Wie schwer fällt Euch in diesen Tagen motiviert über die Spiele zu berichten?

Arne: Wir machen das weiter mit Freude. Wir trennen das voneinander. Aber es muss ja nicht immer Freude sein, die wir vermitteln. Wenn es ein Grottenkick ist, dann sagen wir das auch. Das Schlimmste ist, wenn ein Hörer nach Hause fährt und denkt er hat ein geiles Spiel gesehen, obwohl es ein schlechtes war. Man hört in unseren Reportagen schon, dass wir Alemannia-Fans sind. Allerdings müssen die Übertragungen schon neutraler sein, wenn auch Gäste-Zuhörer da sind – das war in der Regionalliga allerdings noch nicht der Fall.

Was ist für Euch das perfekte Alemannia-Spiel?

Lukas: Flutlicht, Nieselregen, 3:2 gewinnen und kein Trikot bleibt sauber. 

Arne: Das ist, wenn wir mehr Tore schießen als kassieren. Ich finde es schon besonders, wenn die Stimmung im Stadion auf alle übergeht. Das muss aber gar nicht zwingend ein Sieg sein. Das reicht schon, wenn die Jungs auf dem Rasen kämpfen. Und auch das direkte Feedback mit der Anerkennung unserer Hörer genügt oft schon.

Ihr seid seit ein paar Wochen Beisitzer im Vorstand der Fan-IG. Wie kam es dazu?

Arne: Ich habe auf der Facebook-Seite einen Aufruf gesehen.
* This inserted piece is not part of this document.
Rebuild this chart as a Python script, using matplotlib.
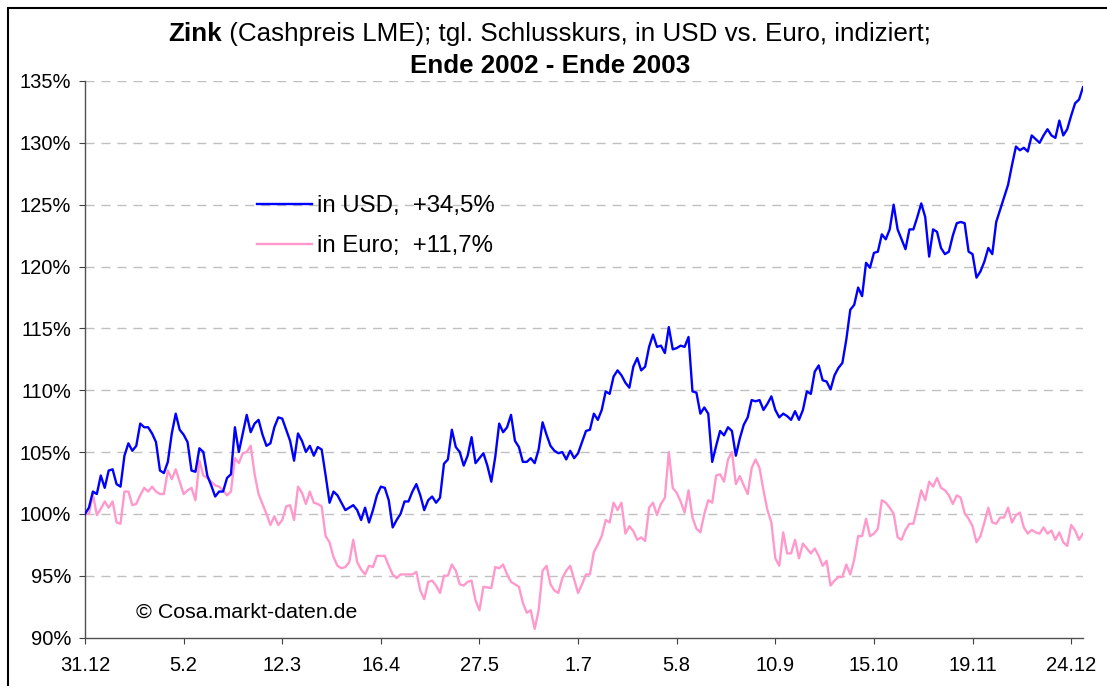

Das war für mich das Prinzip: Mullen oder Machen. Viele mullen, wenige machen was. Es gibt auf der Tribüne gefühlt 1000 Vorschläge, aber nur wenige machen was. Dann habe ich Lukas angerufen und er war direkt dabei. Bei einer Wahl haben wir uns dann vorgestellt und so sind wir zu Beisitzern geworden. Wir wollten einfach mal frischen Wind reinbringen.

Was konntet ihr bisher erreichen und was sind Eure Ziele?

Lukas: Ich finde, dass die Zusammenarbeit bzw. die Gespräche sowohl mit Fans als auch Insolvenzverwaltern und Vorstand, gut funktionieren. Man merkt einfach, dass alle an einem Strang ziehen wollen. Ich will, dass die IG auch ein Sprachrohr wird, über das die Fans ihre kleinen und großen Ideen einbringen können. Es ist schließlich unser aller Verein und deswegen sollten wir ihn auch alle gemeinsam gestalten.